Shooting the Milky Way in New Zealand [by photographer Talman Madsen]

In this article, we are blessed to have photographer Talman Madsen talk us through how he took this picture below and how he goes about shooting the Milky Way from New Zealand.

milky way new zealand

1. How did you plan the shot?

This photograph is a single exposure taken atop Mount Ruapehu in New Zealand’s Central North Island.

A friend and I hiked 4 hours up the mountain to get to this vantage point then waited through the night for the perfect moment when the stars aligned and the clouds had dissipated!

It’s one of my favorites and is a constant reminder of why I love doing what I do.

I planned this shot using the app PhotoPills. I used the app to plan for a night where the moon was absent to maximize the contrast in the sky, therefore, making the stars ‘pop’.

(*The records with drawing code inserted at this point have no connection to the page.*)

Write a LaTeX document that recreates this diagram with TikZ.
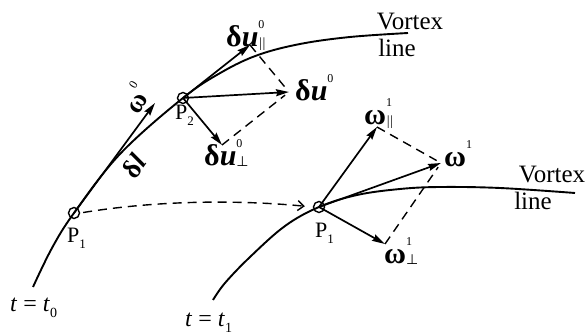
\documentclass[tikz,border=0pt]{standalone}
\usepackage{fontspec}
\setmainfont{Liberation Serif}
\newfontfamily\dvfont{DejaVu Sans}
\usetikzlibrary{arrows.meta}
\newcommand\supsubx[2]{\makebox[0pt][l]{\raisebox{0.6em}{\fontsize{12}{12}\selectfont\mdseries #1}}{\fontsize{14}{14}\selectfont\mdseries\raisebox{-0.05em}{#2}}}
\newcommand\suponly[1]{\raisebox{0.6em}{\fontsize{12}{12}\selectfont\mdseries #1}}
\newcommand\parsym{\textit{|\kern-0.5pt|}}
\newcommand\perpsym{{\dvfont ⊥}}
\begin{document}
\begin{tikzpicture}[x=1pt,y=-1pt,
  curve/.style={line width=1.9pt},
  vec/.style={line width=1.7pt,-{Stealth[length=13pt,width=7pt,inset=1.5pt]}},
  dashline/.style={line width=1.4pt,dash pattern=on 9pt off 6pt},
  ptc/.style={circle,draw,line width=1.4pt,minimum size=11pt,inner sep=0pt},
  lbl/.style={font=\fontsize{25}{25}\selectfont,inner sep=0pt},
  plbl/.style={font=\fontsize{22}{22}\selectfont,inner sep=0pt,anchor=base west},
  sym/.style={font=\fontsize{30}{30}\selectfont\bfseries,inner sep=0pt,anchor=base west},
]
\useasboundingbox (0,0) rectangle (587,336);

% points
\node[ptc] (P1) at (74,213) {};
\node[ptc] (P2) at (183,98) {};
\node[ptc] (Q1) at (319,207) {};

% vortex lines
\draw[curve] plot[smooth,tension=0.6] coordinates {(33,287) (52,248) (74,213) (120,154) (183,98) (222,72) (258,55) (300,44) (350,37) (408,33)};
\draw[curve] plot[smooth,tension=0.6] coordinates {(213,300) (225,283) (250,257) (285,226) (319,207) (357,195) (400,189) (440,187) (500,188) (575,193)};

% tips
\coordinate (w0) at (155,103);
\coordinate (u0par) at (250,45);
\coordinate (u0) at (289,92);
\coordinate (u0perp) at (222,145);
\coordinate (w1par) at (377,127);
\coordinate (w1) at (441,163);
\coordinate (w1perp) at (385,244);

% vectors
\draw[vec] (P1.center) -- (w0);
\draw[vec] (P2.center) -- (u0par);
\draw[vec] (P2.center) -- (u0);
\draw[vec] (P2.center) -- (u0perp);
\draw[vec] (Q1.center) -- (w1par);
\draw[vec] (Q1.center) -- (w1);
\draw[vec] (Q1.center) -- (w1perp);

% parallelograms
\draw[dashline,shorten >=5pt] (u0par) -- (u0);
\draw[dashline,shorten >=5pt] (u0perp) -- (u0);
\draw[dashline,shorten >=5pt] (w1par) -- (w1);
\draw[dashline,shorten >=5pt] (w1perp) -- (w1);

% transport arrow
\draw[dashline,-{Straight Barb[length=6pt,width=10pt]},shorten <=3pt,shorten >=8pt]
  (P1.east) .. controls (160,200) and (240,200) .. (Q1.west);

% labels
\node[lbl,anchor=base] (vt1) at (410,30) {Vortex};
\node[lbl,anchor=base] (vl1) at (397,57) {line};
\node[lbl,anchor=base] (vt2) at (552,183) {Vortex};
\node[lbl,anchor=base] (vl2) at (533,210) {line};

\node[plbl] (lP1) at (67,243) {P\raisebox{-0.25em}{\fontsize{13}{13}\selectfont 1}};
\node[plbl] (lP2) at (175,120) {P\raisebox{-0.25em}{\fontsize{13}{13}\selectfont 2}};
\node[plbl] (lQ1) at (315,238) {P\raisebox{-0.25em}{\fontsize{13}{13}\selectfont 1}};

\node[plbl,font=\fontsize{24}{24}\selectfont] (t0) at (10,312) {\textit{t} = \textit{t}\raisebox{-0.25em}{\fontsize{14}{14}\selectfont 0}};
\node[plbl,font=\fontsize{24}{24}\selectfont] (t1) at (185,327) {\textit{t} = \textit{t}\raisebox{-0.25em}{\fontsize{14}{14}\selectfont 1}};

\node[font=\fontsize{27}{27}\selectfont\bfseries,inner sep=0pt,rotate=58] (lw0) at (135,98) {ω\suponly{0}};
\node[font=\fontsize{27}{27}\selectfont\bfseries,inner sep=0pt,rotate=55] (ldl) at (134,166) {δ\textit{l}};

\node[sym] (lu0par) at (226,47) {δ\textit{u}\supsubx{0}{\parsym}};
\node[sym] (lu0) at (295,101) {δ\textit{u}\suponly{0}};
\node[sym] (lu0perp) at (204,166) {δ\textit{u}\supsubx{0}{\perpsym}};
\node[sym] (lw1par) at (364,125) {ω\supsubx{1}{\parsym}};
\node[sym] (lw1) at (444,167) {ω\suponly{1}};
\node[sym] (lw1perp) at (384,264) {ω\supsubx{1}{\perpsym}};
\end{tikzpicture}
\end{document}
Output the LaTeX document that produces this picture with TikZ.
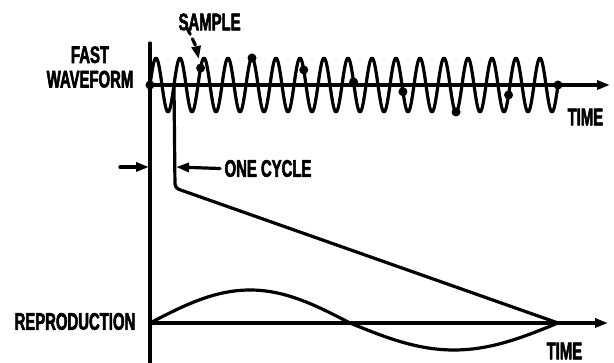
\documentclass[tikz,border=0pt]{standalone}
\usepackage{fontspec}
\newfontfamily\lab{Liberation Sans}[FakeStretch=0.62,FakeBold=2.2]
\usetikzlibrary{arrows.meta}
\begin{document}
\begin{tikzpicture}[x=1pt,y=-1pt,line width=3.2pt,line cap=round,line join=round,
  lbl/.style={font=\lab\bfseries\fontsize{24}{24.5}\selectfont,inner sep=0pt,align=center},
  tip/.style={-{Triangle[length=13pt,width=9pt]}},
  dotm/.style={circle,fill,inner sep=0pt,minimum size=9pt}]
\useasboundingbox (0,0) rectangle (614,363);
% coordinates
\coordinate (vtop) at (150,43);
\coordinate (vbot) at (150,363);
\coordinate (o1) at (150,85);
\coordinate (e1) at (610,85);
\coordinate (o2) at (150,323);
\coordinate (e2) at (608,323);
\coordinate (c0) at (174,85);
\coordinate (c1) at (175,188);
\coordinate (rend) at (558,323);
\coordinate (la) at (120,167);
\coordinate (lb) at (149,167);
\coordinate (rb) at (176,167);
% labels
\node[lbl] (fast) at (90,67) {FAST\\WAVEFORM};
\node[lbl,anchor=west] (sample) at (177,22) {SAMPLE};
\node[lbl,anchor=west] (time1) at (566,117) {TIME};
\node[lbl,anchor=west] (onecycle) at (223,168.5) {ONE CYCLE};
\node[lbl,anchor=west] (repro) at (13,321.5) {REPRODUCTION};
\node[lbl,anchor=west] (time2) at (545,351) {TIME};
% axes
\draw (vtop) -- (vbot);
\draw[tip] (o1) -- (e1);
\draw[tip] (o2) -- (e2);
% fast waveform
\draw plot[domain=0:408,samples=409,smooth] ({150+\x},{85-27*sin(15*\x)});
% samples (phase in cycles of the fast waveform)
\foreach \p [count=\k from 0] in {0,2.108,4.25,6.406,8.482,10.54,12.75,14.94,17}
  \node[dotm] (s\k) at ({150+24*\p},{85-27*sin(360*\p)}) {};
% sample pointer
\draw[dash pattern=on 7pt off 5pt,tip,shorten >=3pt] ([xshift=10pt,yshift=4pt]sample.south west) to[bend left=8] (s1);
% sawtooth
\draw[rounded corners=4pt] (c0) -- (c1) -- (rend);
% one cycle dimension
\draw[tip] (la) -- (lb);
\draw[tip] ([xshift=-3pt]onecycle.west) -- (rb);
% reproduction
\draw plot[domain=0:200,samples=101,smooth] ({150+\x},{323-33*sin(0.9*\x)});
\draw plot[domain=0:208,samples=105,smooth] ({350+\x},{323+27*sin(0.86538*\x)});
\end{tikzpicture}
\end{document}
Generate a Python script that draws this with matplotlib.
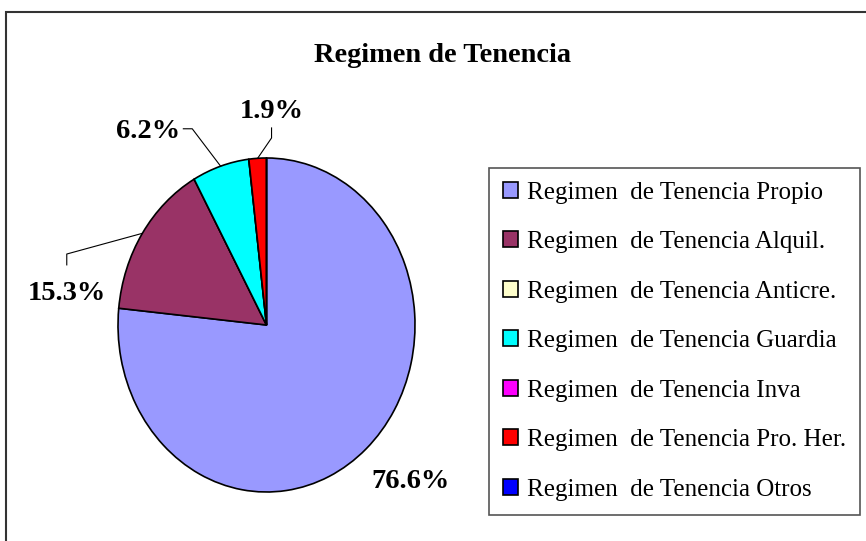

2. What equipment do you use?

I shot this image on a Sony A7RII with a Zeiss Batis 18mm F2.8 lens on a carbon fiber Sirui Tripod.

This is my go-to set up for astrophotography, the Sony Camera system has the best dynamic range I’ve ever used allowing me to really push my files in post-processing.

They are also extremely lightweight making them perfect for taking to hard to reach places like this!

3. How did you compose the shot?

Firstly I set up the tent in a place that was going to align perfectly with the Milky Way.

Then I went to sleep and woke up at 3 am when the stars were all aligned with my ‘Million Star Hotel’.

Using my wide angle lens I got down low to the ground as it was windy and I wanted to reduce camera shake.

I then placed my head torch in my tent facing upwards to illuminate the silhouette and provide a sense of scale to the scene.

I shot this image using the following settings: F2.8, 20 seconds, ISO 6400.

These are my go to settings and allow me to capture enough light to showcase the scene without blowing out any highlights, or creating star trails in the image.

4. What do you do in post-production?

I lightly post-processed this image using Lightroom.

The main adjustments were bringing up the shadows, and the whites while adding in some selective contrast to really make the image pop.

I am completely self-taught and developed these techniques through trial and error over many years.

5. Can you recommend any learning resources that have worked for you?

In terms of further learning, the Lonely Speck website has a huge amount of resources that will help people wanting to learn more about astrophotography in a huge way!

talman madsen

6. About you – Talman Madsen

I’m based in New Zealand and work as a full-time landscape and commercial plus tourism photographer.

In 2017 I released my first book- “Talman Madsen, New Zealand“. This 168-page book is my life’s work and contains images from the far reaches of New Zealand – including lots of astrophotography! It’s a must-have for anyone wanting to discover the best places in New Zealand!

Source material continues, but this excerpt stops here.